▶ _THE EXERCISE_: The lines from the top of the material below through the line containing "0.8, 0.9, 1];" are to be printed exactly, with pictures omitted.

▶ _DATA SECTION_:
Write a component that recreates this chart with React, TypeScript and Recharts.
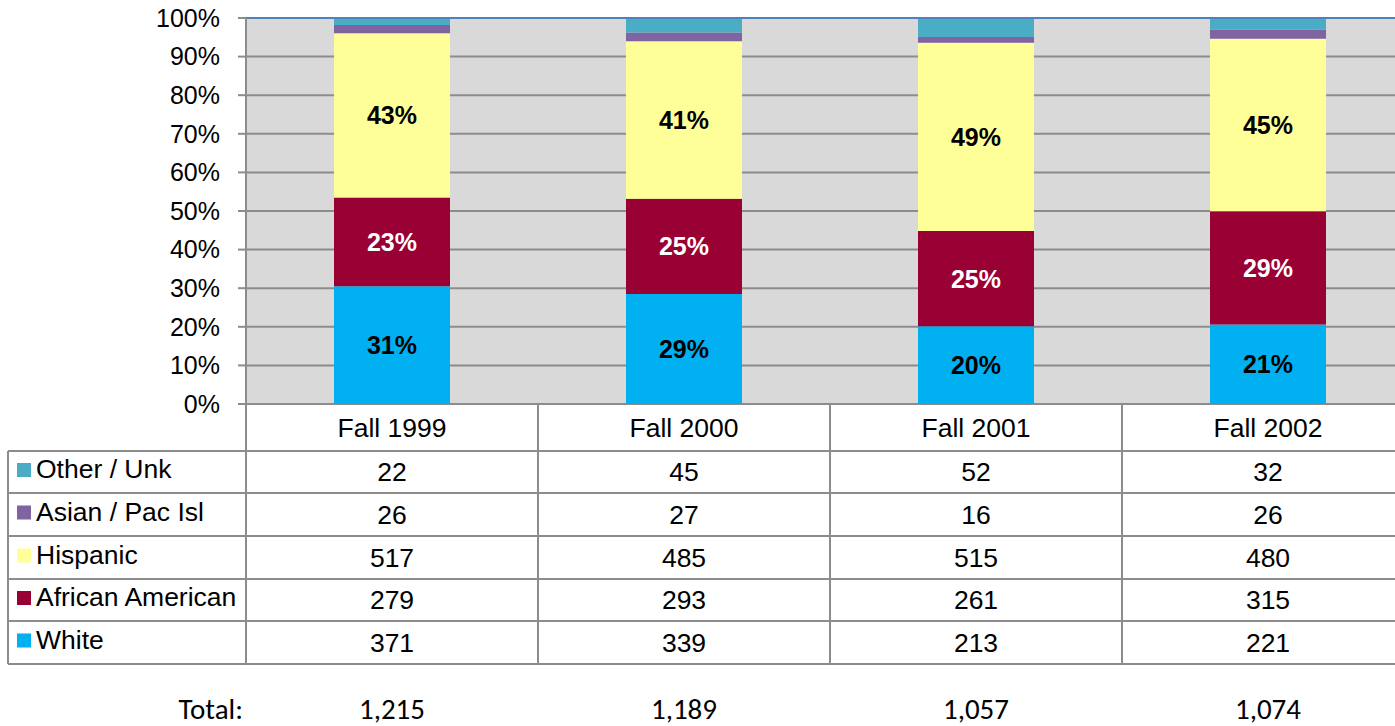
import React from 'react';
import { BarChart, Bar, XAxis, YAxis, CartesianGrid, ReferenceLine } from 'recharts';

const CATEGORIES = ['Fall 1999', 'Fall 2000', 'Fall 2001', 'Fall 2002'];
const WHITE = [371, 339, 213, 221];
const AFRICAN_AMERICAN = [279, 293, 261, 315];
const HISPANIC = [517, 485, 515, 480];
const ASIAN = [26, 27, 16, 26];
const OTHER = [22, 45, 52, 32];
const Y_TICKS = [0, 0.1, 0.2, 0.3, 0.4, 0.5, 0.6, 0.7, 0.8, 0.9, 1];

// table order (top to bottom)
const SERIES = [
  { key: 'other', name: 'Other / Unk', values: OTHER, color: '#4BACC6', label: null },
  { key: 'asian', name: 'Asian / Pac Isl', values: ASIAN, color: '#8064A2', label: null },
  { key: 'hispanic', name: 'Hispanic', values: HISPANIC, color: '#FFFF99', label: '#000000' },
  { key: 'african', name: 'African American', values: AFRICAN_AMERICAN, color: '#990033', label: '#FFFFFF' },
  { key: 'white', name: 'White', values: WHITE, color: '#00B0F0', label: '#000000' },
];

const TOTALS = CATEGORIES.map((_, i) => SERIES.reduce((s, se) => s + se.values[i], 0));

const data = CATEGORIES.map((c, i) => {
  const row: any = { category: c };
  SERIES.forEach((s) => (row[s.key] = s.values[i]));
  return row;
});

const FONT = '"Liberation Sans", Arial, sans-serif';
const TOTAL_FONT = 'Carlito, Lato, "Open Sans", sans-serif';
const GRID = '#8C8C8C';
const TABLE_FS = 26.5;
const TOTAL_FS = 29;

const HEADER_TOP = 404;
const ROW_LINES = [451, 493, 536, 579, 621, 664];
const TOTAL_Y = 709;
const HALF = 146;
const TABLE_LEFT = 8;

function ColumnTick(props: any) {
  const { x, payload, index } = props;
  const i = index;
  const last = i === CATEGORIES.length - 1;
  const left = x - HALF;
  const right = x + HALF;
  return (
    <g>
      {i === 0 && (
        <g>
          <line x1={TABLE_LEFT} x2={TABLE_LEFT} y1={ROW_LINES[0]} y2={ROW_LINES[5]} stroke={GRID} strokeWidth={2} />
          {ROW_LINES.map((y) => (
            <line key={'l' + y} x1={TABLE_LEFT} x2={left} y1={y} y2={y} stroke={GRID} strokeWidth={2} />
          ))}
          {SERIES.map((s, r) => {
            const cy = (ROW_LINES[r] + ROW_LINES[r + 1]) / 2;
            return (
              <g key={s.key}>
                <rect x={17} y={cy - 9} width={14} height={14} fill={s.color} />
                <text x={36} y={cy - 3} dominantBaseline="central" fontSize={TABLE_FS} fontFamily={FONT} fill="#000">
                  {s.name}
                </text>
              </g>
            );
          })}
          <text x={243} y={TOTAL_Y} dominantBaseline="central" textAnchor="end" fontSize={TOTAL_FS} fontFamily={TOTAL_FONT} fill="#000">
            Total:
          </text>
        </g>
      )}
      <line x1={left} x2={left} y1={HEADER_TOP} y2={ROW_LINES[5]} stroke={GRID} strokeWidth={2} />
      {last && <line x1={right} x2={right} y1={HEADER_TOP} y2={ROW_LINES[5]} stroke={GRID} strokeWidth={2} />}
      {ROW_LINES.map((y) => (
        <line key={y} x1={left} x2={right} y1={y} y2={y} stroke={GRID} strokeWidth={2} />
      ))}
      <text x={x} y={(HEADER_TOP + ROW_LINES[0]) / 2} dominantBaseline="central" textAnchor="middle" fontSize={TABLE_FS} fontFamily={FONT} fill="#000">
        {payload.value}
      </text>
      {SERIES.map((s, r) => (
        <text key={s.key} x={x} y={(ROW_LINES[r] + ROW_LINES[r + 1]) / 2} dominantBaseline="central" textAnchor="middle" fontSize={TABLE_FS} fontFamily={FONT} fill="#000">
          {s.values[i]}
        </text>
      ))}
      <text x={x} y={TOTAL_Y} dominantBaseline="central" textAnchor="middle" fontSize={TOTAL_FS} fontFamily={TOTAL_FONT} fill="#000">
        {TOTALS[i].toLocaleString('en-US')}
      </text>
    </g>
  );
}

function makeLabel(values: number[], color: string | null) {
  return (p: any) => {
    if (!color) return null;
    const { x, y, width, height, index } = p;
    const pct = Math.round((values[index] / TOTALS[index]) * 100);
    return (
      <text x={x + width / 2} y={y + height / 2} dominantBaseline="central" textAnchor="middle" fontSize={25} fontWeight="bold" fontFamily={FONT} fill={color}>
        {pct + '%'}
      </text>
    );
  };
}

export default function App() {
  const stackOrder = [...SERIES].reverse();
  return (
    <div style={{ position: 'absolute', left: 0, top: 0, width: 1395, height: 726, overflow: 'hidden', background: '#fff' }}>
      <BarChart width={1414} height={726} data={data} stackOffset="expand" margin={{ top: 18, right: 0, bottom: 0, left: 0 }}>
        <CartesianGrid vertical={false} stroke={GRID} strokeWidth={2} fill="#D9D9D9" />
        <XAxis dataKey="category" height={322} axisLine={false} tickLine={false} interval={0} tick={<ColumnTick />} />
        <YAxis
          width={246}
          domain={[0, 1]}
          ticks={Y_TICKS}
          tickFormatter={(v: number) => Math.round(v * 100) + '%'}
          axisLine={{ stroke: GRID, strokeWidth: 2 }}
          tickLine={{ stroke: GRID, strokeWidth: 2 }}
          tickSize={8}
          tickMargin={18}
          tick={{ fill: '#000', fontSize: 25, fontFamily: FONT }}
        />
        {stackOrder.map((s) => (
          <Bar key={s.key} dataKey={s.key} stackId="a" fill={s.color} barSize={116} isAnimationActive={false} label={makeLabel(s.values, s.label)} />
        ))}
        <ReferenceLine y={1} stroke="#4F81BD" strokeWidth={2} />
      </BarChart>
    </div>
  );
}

▶ _RESULT_:
Write a component that recreates this chart with React, TypeScript and Recharts.
import React from 'react';
import { BarChart, Bar, XAxis, YAxis, CartesianGrid, ReferenceLine } from 'recharts';

const CATEGORIES = ['Fall 1999', 'Fall 2000', 'Fall 2001', 'Fall 2002'];
const WHITE = [371, 339, 213, 221];
const AFRICAN_AMERICAN = [279, 293, 261, 315];
const HISPANIC = [517, 485, 515, 480];
const ASIAN = [26, 27, 16, 26];
const OTHER = [22, 45, 52, 32];
const Y_TICKS = [0, 0.1, 0.2, 0.3, 0.4, 0.5, 0.6, 0.7, 0.8, 0.9, 1];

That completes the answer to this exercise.